Apple is escalating its war on smut. The first strike was banning overtly pornographic apps for the iPhone. Now, the company appears to be barring its iTunes store from selling all apps with "sexual content" or sexy themes, however innocuous — and the tech community is crying censorship. Has Apple gone too far in a bid to preempt conservative critics, or is the company just cleaning up its act before launching the family-friendly iPad?
This is straight up puritanism: The apps store was already "squeaky clean," writes Nick Farrell at Fudzilla. Some of the "risqué applications" in question simply feature "bikini models," not porn. What's next to go, "women's ankles?" We realize Apple wants to sell the iPad to "families and schools," but that doesn't mean it has to adopt "right-wing puritan values." 
"Apple starts purge of iPhone applications"

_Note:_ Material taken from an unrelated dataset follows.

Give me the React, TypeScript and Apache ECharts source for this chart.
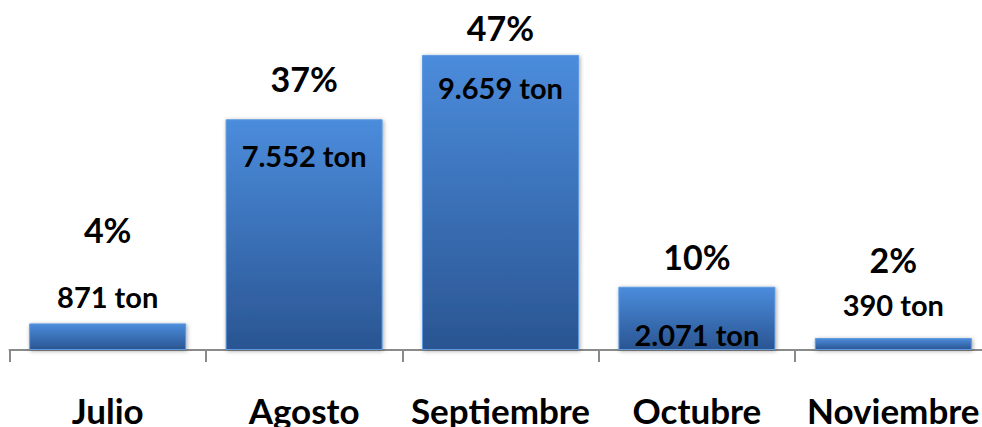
import React, { useEffect, useRef } from "react";
import * as echarts from "echarts";

const categories = ["Julio", "Agosto", "Septiembre", "Octubre", "Noviembre"];
const tons = [871, 7552, 9659, 2071, 390];
const tonLabels = ["871 ton", "7.552 ton", "9.659 ton", "2.071 ton", "390 ton"];
const pctLabels = ["4%", "37%", "47%", "10%", "2%"];
// label offsets from bar top (px) — styling only
const tonOffsets = [-27, 36, 33, 48, -34];
const pctOffsets = [-94, -41, -27, -30, -79];

const FONT = "Lato, 'Open Sans', sans-serif";

export default function App() {
  const ref = useRef<HTMLDivElement>(null);
  useEffect(() => {
    if (!ref.current) return;
    const chart = echarts.init(ref.current, null, { renderer: "svg" });
    const grad = new echarts.graphic.LinearGradient(0, 0, 0, 1, [
      { offset: 0, color: "#4b8cdc" },
      { offset: 1, color: "#2a5592" },
    ]);
    chart.setOption({
      animation: false,
      grid: { left: 9.5, width: 982, top: 44.5, bottom: 76 },
      xAxis: {
        type: "category",
        data: categories,
        axisLine: { show: true, lineStyle: { color: "#8a8a8a", width: 2 } },
        axisTick: { show: true, length: 12, lineStyle: { color: "#8a8a8a", width: 2 } },
        axisLabel: {
          interval: 0,
          color: "#000",
          fontFamily: FONT,
          fontWeight: "bold",
          fontSize: 35,
          margin: 42,
        },
      },
      yAxis: { type: "value", min: 0, max: 10000, show: false },
      series: [
        {
          type: "bar",
          barWidth: 157,
          data: tons.map((v, i) => ({
            value: v,
            label: {
              show: true,
              formatter: tonLabels[i],
              position: ["50%", tonOffsets[i]],
              align: "center",
              verticalAlign: "middle",
              color: "#000",
              fontFamily: FONT,
              fontWeight: "bold",
              fontSize: 29,
            },
          })),
          itemStyle: {
            color: grad,
            borderColor: "#5f9ae0",
            borderWidth: 1,
            shadowBlur: 4,
            shadowColor: "rgba(0,0,0,0.35)",
            shadowOffsetX: 1,
            shadowOffsetY: 1,
          },
        },
        {
          type: "bar",
          barWidth: 157,
          barGap: "-100%",
          silent: true,
          data: tons.map((v, i) => ({
            value: v,
            label: {
              show: true,
              formatter: pctLabels[i],
              position: ["50%", pctOffsets[i]],
              align: "center",
              verticalAlign: "middle",
              color: "#000",
              fontFamily: FONT,
              fontWeight: "bold",
              fontSize: 34,
            },
          })),
          itemStyle: { color: "rgba(0,0,0,0)" },
        },
      ],
    });
    return () => chart.dispose();
  }, []);
  return (
    <div
      style={{ position: "absolute", left: 0, top: 0, width: 982, height: 427, overflow: "hidden", background: "#fff" }}
    >
      <div ref={ref} style={{ width: 1010, height: 427 }} />
    </div>
  );
}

The purge is smart business:
 It might seem "prudish," but Apple is making a "smart business move," says Jeff Bertolucci at PC World. The iTouch is already "wildly popular" with kids, and now Apple wants to position the iPad as a "study tool" for high schoolers. For parents to buy in, Apple has to "squash the impression" that the App store is a "haven for smut."
"Why Apple's Porn Purge is a Smart Move"

Source

But where will the censorship end? This sets a "scary precedent," says Jason Kincaid at Techcrunch. Apple is "one of the world's largest gatekeepers to content" — will the company apply this "policy shift" to all the "books and magazines" it will publish for the new iPad? Will it ban "NC-17" rated movies because of a few complaints? Or classic books with "sexual content"?
"Apple Ban Sex"

Apple has gone mad: What a "stupid" business move, says Patricio Robles at Ecoconsultancy. If apps can be banned "without warning or explanation," developers may rethink "future investments." Apple should set up its app store as a "sovereign nation" in which developers are "private business owners" — not a "Stalin-like" regime that "puts them out of business" on a "whim." 
"Sex sells, except in the App Store"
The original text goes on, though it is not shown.